May
2005, Issue 178
Network
GPIB Controller
by
Ron Battles, Patrick Jackson, & Scott Shumate
XML-RPC
SERVER
The
network GPIB controller requires a network server with
a protocol that can manage GPIB requests and responses
from remote clients. The primary requirements for the
protocol are that it must be simple, it must operate
reliably over an IP network, and it must be built on
top of the ZTP TCP/IP protocol stack. We considered
the implementation of a proprietary server and protocol,
but because of its simplicity, broad platform support,
and ease of implementation, we selected the XML-RPC
for the task.
The
XML-RPC protocol performs remote procedure calls using
HTTP as a transport and XML as the data encoding. Requests
are issued via a standard HTTP-POST request, normally
to the /RPC2 URI path on the server. The server always
sends a response to a request. An example XML-RPC request/response
sequence for a GPIB send function is shown in Listings
1 and 2.
The
availability of a web server in the ZTP package made
it extremely easy to integrate our XML-RPC server because
all of the HTTP processing was handled automatically.
The XML-RPC server hooks into the ZTP web server by
overriding the default POST processing function.
We
considered using an off-the-shelf XML parser based on
either the standardized DOM or SAX programming interfaces.

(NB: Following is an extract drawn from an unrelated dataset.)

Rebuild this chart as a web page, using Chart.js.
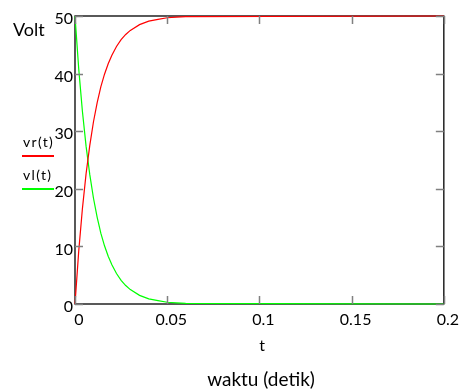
<!DOCTYPE html>
<html>
<head>
<meta charset="utf-8">
<script src="https://cdn.jsdelivr.net/npm/chart.js@4/dist/chart.umd.min.js"></script>
<style>
  html, body { margin: 0; padding: 0; background: #fff; }
  #wrap { position: relative; width: 461px; height: 390px; font-family: Lato, sans-serif; color: #000; }
  #plot { position: absolute; left: 0; top: 0; }
  .lbl { position: absolute; white-space: nowrap; line-height: 1; }
  .mid { transform: translateX(-50%); }
  .key { position: absolute; height: 1.5px; }
</style>
</head>
<body>
<div id="wrap">
  <canvas id="plot" width="461" height="390"></canvas>
  <div class="lbl" style="left:13px;top:20px;font-size:18px;">Volt</div>
  <div class="lbl" style="left:23px;top:135px;font-size:14px;letter-spacing:1.3px;">vr(t)</div>
  <div class="key" style="left:22px;top:155px;width:32px;background:#ff0000;"></div>
  <div class="lbl" style="left:23px;top:168px;font-size:14px;letter-spacing:1.3px;">vl(t)</div>
  <div class="key" style="left:22px;top:188px;width:32px;background:#00ff00;"></div>
  <div class="lbl mid" style="left:262px;top:337px;font-size:16px;">t</div>
  <div class="lbl mid" style="left:261px;top:369px;font-size:19px;">waktu (detik)</div>
</div>
<script>
// time samples (s) and voltages
const tValues  = [0, 0.002, 0.004, 0.006, 0.008, 0.010, 0.012, 0.014, 0.016, 0.018, 0.020,
                  0.0225, 0.025, 0.0275, 0.030, 0.035, 0.040, 0.045, 0.050, 0.055, 0.060, 0.2];
const vrValues = [0, 9.1, 16.5, 22.6, 27.5, 31.6, 34.9, 37.7, 39.9, 41.7, 43.2,
                  44.7, 45.9, 46.8, 47.5, 48.5, 49.1, 49.4, 49.7, 49.8, 49.9, 50];
const vlValues = [50, 40.9, 33.5, 27.4, 22.5, 18.4, 15.1, 12.3, 10.1, 8.3, 6.8,
                  5.3, 4.1, 3.2, 2.5, 1.5, 0.9, 0.6, 0.3, 0.2, 0.1, 0];
const xTicks = [0, 0.05, 0.1, 0.15, 0.2];
const yTicks = [0, 10, 20, 30, 40, 50];

const toPts = vals => tValues.map((t, i) => ({ x: t, y: vals[i] }));

const frame = {
  id: 'frame',
  beforeDatasetsDraw(chart) {
    const { ctx, chartArea: a } = chart;
    ctx.save();
    ctx.strokeStyle = '#000';
    ctx.lineWidth = 1.3;
    ctx.strokeRect(a.left, a.top, a.right - a.left, a.bottom - a.top);
    ctx.restore();
  },
  afterDatasetsDraw(chart) {
    const { ctx, chartArea: a, scales } = chart;
    ctx.save();
    ctx.strokeStyle = '#808080';
    ctx.lineWidth = 1.5;
    ctx.beginPath();
    xTicks.forEach(v => {
      const x = Math.round(scales.x.getPixelForValue(v)) + 0.5;
      ctx.moveTo(x, a.bottom); ctx.lineTo(x, a.bottom - 8);
      ctx.moveTo(x, a.top); ctx.lineTo(x, a.top + 8);
    });
    yTicks.forEach(v => {
      const y = Math.round(scales.y.getPixelForValue(v)) + 0.5;
      ctx.moveTo(a.left, y); ctx.lineTo(a.left + 8, y);
      ctx.moveTo(a.right, y); ctx.lineTo(a.right - 8, y);
    });
    ctx.stroke();
    ctx.restore();
  }
};

new Chart(document.getElementById('plot'), {
  type: 'scatter',
  data: {
    datasets: [
      { label: 'vr(t)', data: toPts(vrValues), showLine: true, borderColor: '#ff0000', borderWidth: 1.2, pointRadius: 0, tension: 0 },
      { label: 'vl(t)', data: toPts(vlValues), showLine: true, borderColor: '#00ff00', borderWidth: 1.2, pointRadius: 0, tension: 0 }
    ]
  },
  options: {
    responsive: false,
    animation: false,
    clip: false,
    layout: { padding: { left: 0, top: 16, right: 17, bottom: 0 } },
    plugins: { legend: { display: false }, tooltip: { enabled: false } },
    scales: {
      x: {
        type: 'linear', min: 0, max: 0.2,
        afterFit: s => { s.height = 86; },
        afterBuildTicks: s => { s.ticks = xTicks.map(v => ({ value: v })); },
        grid: { display: false, drawTicks: false },
        border: { display: false },
        ticks: { color: '#000', font: { family: 'Lato', size: 16 }, padding: 6, labelOffset: 4, maxRotation: 0,
                 callback: v => String(v) }
      },
      y: {
        min: 0, max: 50,
        afterFit: s => { s.width = 75; },
        afterBuildTicks: s => { s.ticks = yTicks.map(v => ({ value: v })); },
        grid: { display: false, drawTicks: false },
        border: { display: false },
        ticks: { color: '#000', font: { family: 'Lato', size: 16 }, padding: 2, labelOffset: 3 }
      }
    }
  },
  plugins: [frame]
});
</script>
</body>
</html>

Because parsers based on them are generic, they have
fairly high run-time memory and code space requirements
for an embedded application. Therefore, we implemented
a custom XML parser that focuses on the XML parsing
functionality needed by XML-RPC. The XML parser is designed
to minimize the memory footprint as much as possible
by parsing the XML in place inside the request buffer.
The
procedure calls supported by the XML-RPC server map
almost exactly to the standardized GPIB API defined
by IEEE 488.2. This makes it extremely easy for someone
familiar with GPIB to write client applications. The
only difference is the mechanics of how procedures are
called, not the procedure call format itself.